GIVEN that tax is one of those inevitable things that life throws at us, it’s fair to say we’ve all been touched by Ravi Chand. This former policeman turned human resources expert presided over what has been described as the biggest change-programme ever conducted in any large organisation in the UK - and he did it at HMRC.
When he arrived at the department in April 2014, to say it needed a root and branch makeover is an understatement. Operating largely as it had in the 1950s with a paper-based system that relied as much on box files as computers, its 69,000 staff worked from no fewer than 170 offices spread across every corner of the country.
As HR director in charge of the overall management of employees, Chand’s job was to streamline and up-skill the workforce to enable delivery of a hugely ambitious blueprint for the future. This included replacing its 170 offices with just 18 sites and the digitisation of tax collection in the UK.
“It was a hectic and completely all-encompassing operation”, says Chand, who is credited with helping transform HMRC from an unwieldy paper-based dinosaur into a digitally-savvy customer-centric organisation, fit for the 21st century.
Having completed his mission, Chand left HMRC in April 2018 for another plum HR posting, and is now Chief People Officer at the Department for International Development. The government body has an annual budget of over £6 billion and is tasked with administering overseas aid and promoting sustainable development with the aim of eliminating world poverty. Chand has responsibility for people, operations, IT and systems, and operates across 32 countries.
Honoured by the Queen with a CBE in 2011, Chand has reached the top of his profession, though, oddly, had he stuck longer with his original ambition, he might now be sporting the epaulettes and badges of a high ranking police officer’s uniform.
A former beat bobby in Luton where he “experienced all walks of life and some pretty hair-raising situations”, as his career progressed he found himself migrating to more ‘corporate’ roles.
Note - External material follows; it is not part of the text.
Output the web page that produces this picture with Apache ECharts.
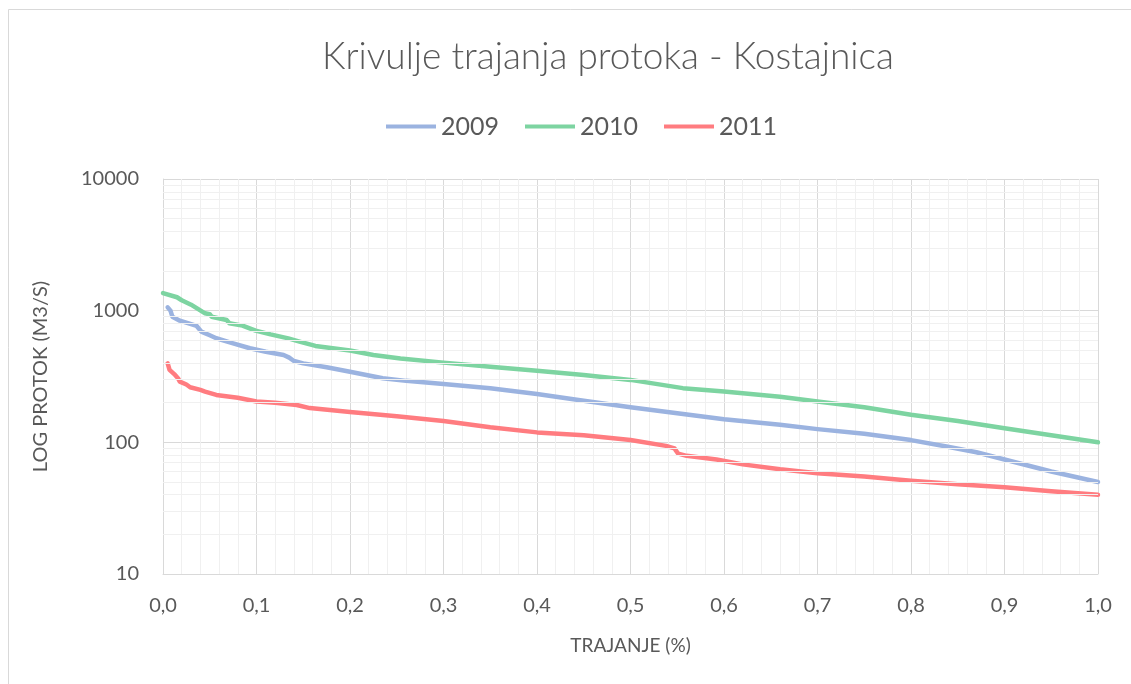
<!DOCTYPE html>
<html>
<head>
<meta charset="utf-8">
<script src="https://cdn.jsdelivr.net/npm/echarts@6/dist/echarts.min.js"></script>
<style>
  html, body { margin: 0; padding: 0; background: #ffffff; }
  #chart { width: 1131px; height: 684px; }
</style>
</head>
<body>
<div id="chart"></div>
<script>
// Flow duration curves, Kostajnica (duration share vs. discharge, log scale)
const seriesNames = ['2009', '2010', '2011'];
const seriesColors = ['#9BB3E0', '#7DD4A1', '#FF7C80'];

const t2009 = [0.005, 0.008, 0.010, 0.018, 0.030, 0.036, 0.041, 0.050, 0.057, 0.075, 0.093, 0.110, 0.129, 0.135, 0.140, 0.150, 0.175, 0.200, 0.235, 0.260, 0.300, 0.350, 0.400, 0.450, 0.500, 0.550, 0.600, 0.660, 0.700, 0.750, 0.800, 0.838, 0.870, 0.900, 0.950, 1.000];
const q2009 = [1060, 1000, 900, 840, 790, 765, 693, 650, 617, 565, 518, 488, 461, 440, 415, 398, 372, 344, 307, 293, 277, 257, 233, 207, 185, 166, 150, 136, 126, 116, 104, 93, 84, 74, 60, 50];

const t2010 = [0.000, 0.015, 0.020, 0.030, 0.045, 0.050, 0.052, 0.068, 0.071, 0.085, 0.099, 0.115, 0.134, 0.146, 0.163, 0.200, 0.225, 0.254, 0.300, 0.350, 0.400, 0.450, 0.500, 0.556, 0.600, 0.660, 0.700, 0.750, 0.800, 0.850, 0.900, 0.950, 1.000];
const q2010 = [1360, 1264, 1200, 1110, 955, 940, 900, 850, 802, 770, 705, 660, 616, 582, 540, 498, 460, 434, 403, 375, 350, 325, 298, 258, 243, 222, 204, 185, 162, 145, 128, 113, 100];

const t2011 = [0.005, 0.007, 0.012, 0.016, 0.018, 0.025, 0.029, 0.040, 0.045, 0.057, 0.080, 0.100, 0.120, 0.143, 0.157, 0.200, 0.250, 0.300, 0.350, 0.400, 0.450, 0.500, 0.538, 0.547, 0.551, 0.560, 0.592, 0.620, 0.660, 0.700, 0.750, 0.800, 0.850, 0.900, 0.950, 1.000];
const q2011 = [398, 355, 330, 307, 289, 275, 262, 250, 243, 229, 218, 204, 200, 192, 182, 170, 158, 145, 130, 119, 113, 104, 94, 90, 82, 79, 74, 68, 62.5, 58.3, 55, 51, 48, 45.6, 42.5, 40];

const yDecades = [10, 100, 1000, 10000];

const durations = [t2009, t2010, t2011];
const flows = [q2009, q2010, q2011];

// log-scale minor gridlines at 2..9 × each decade
const minorY = [];
for (let d = 0; d < yDecades.length - 1; d++) {
  for (let m = 2; m <= 9; m++) minorY.push({ yAxis: yDecades[d] * m });
}

const font = 'Lato, "Open Sans", sans-serif';
const textColor = '#595959';

const chart = echarts.init(document.getElementById('chart'), null, { renderer: 'canvas' });

const lineSeries = seriesNames.map((name, i) => ({
  name: name,
  type: 'line',
  data: durations[i].map((t, k) => [t, flows[i][k]]),
  showSymbol: false,
  symbol: 'none',
  z: 3,
  lineStyle: { color: seriesColors[i], width: 4.5, cap: 'round', join: 'round' },
  itemStyle: { color: seriesColors[i] },
  emphasis: { disabled: true },
  animation: false
}));

chart.setOption({
  animation: false,
  backgroundColor: '#ffffff',
  graphic: [{
    type: 'rect',
    shape: { x: 8.5, y: 9.5, width: 1300, height: 900 },
    style: { fill: 'none', stroke: '#d9d9d9', lineWidth: 1 },
    silent: true,
    z: -1
  }],
  title: {
    text: 'Krivulje trajanja protoka - Kostajnica',
    left: 317,
    top: 34,
    textStyle: { fontFamily: font, fontSize: 37, fontWeight: 300, color: textColor }
  },
  legend: {
    data: seriesNames,
    top: 109,
    left: 381,
    icon: 'rect',
    itemWidth: 50,
    itemHeight: 4,
    itemGap: 26,
    textStyle: { fontFamily: font, fontSize: 25, color: textColor },
    selectedMode: false
  },
  grid: { left: 163, right: 33, top: 179, bottom: 110, containLabel: false },
  xAxis: {
    type: 'value',
    min: 0,
    max: 1,
    interval: 0.1,
    name: 'TRAJANJE (%)',
    nameLocation: 'middle',
    nameGap: 62,
    nameTextStyle: { fontFamily: font, fontSize: 19, color: textColor },
    axisLine: { show: true, lineStyle: { color: '#d9d9d9', width: 1 } },
    axisTick: { show: false },
    axisLabel: {
      margin: 22,
      fontFamily: font, fontSize: 20, color: textColor,
      formatter: v => v.toFixed(1).replace('.', ',')
    },
    splitLine: { show: true, lineStyle: { color: '#d9d9d9', width: 1 } },
    minorTick: { show: false, splitNumber: 5 },
    minorSplitLine: { show: true, lineStyle: { color: '#f0f0f0', width: 1 } }
  },
  yAxis: {
    type: 'log',
    logBase: 10,
    min: 10,
    max: 10000,
    name: 'LOG PROTOK (M3/S)',
    nameLocation: 'middle',
    nameRotate: 90,
    nameGap: 112,
    nameTextStyle: { fontFamily: font, fontSize: 20, color: textColor },
    axisLine: { show: true, lineStyle: { color: '#d9d9d9', width: 1 } },
    axisTick: { show: false },
    axisLabel: { margin: 24, fontFamily: font, fontSize: 20, color: textColor, formatter: v => String(Math.round(v)) },
    splitLine: { show: true, lineStyle: { color: '#d9d9d9', width: 1 } }
  },
  series: [{
    name: 'minor-grid',
    type: 'line',
    data: [],
    z: 1,
    silent: true,
    markLine: {
      silent: true,
      symbol: ['none', 'none'],
      label: { show: false },
      lineStyle: { color: '#f0f0f0', type: 'solid', width: 1 },
      emphasis: { disabled: true },
      animation: false,
      data: minorY
    }
  }].concat(lineSeries)
});
</script>
</body>
</html>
These included training new recruits and taking on responsibility for the
Investors in People scheme and the European Foundation for Quality Management excellence model.
Eventually, Chand found himself planning and helping implement a “massive cultural transformation in policing,” training officers to adopt a more community-based approach. “There was a change in government, Labour came into power with Tony Blair as prime minister and at that point the home secretary Jack Straw was bringing in new changes for the police service.”
Chand ended up crisscrossing the country to help implement this new approach at local and regional force level. As part of his work he was frequently chosen to appear on TV and radio to talk about policing to the public. The media exposure led to him being headhunted by an executive recruitment company and he subsequently left the force. His first full HR job was with the Home Office where he carried out a lot of work on gender, race and LGBT equality.
Looking to the future, he believes the biggest challenges in the field of HR will be presented by artificial intelligence, automation and robotics: “Workforce planning has never needed to be so agile. We must redefine how we work, where we work and crucially, why we work”.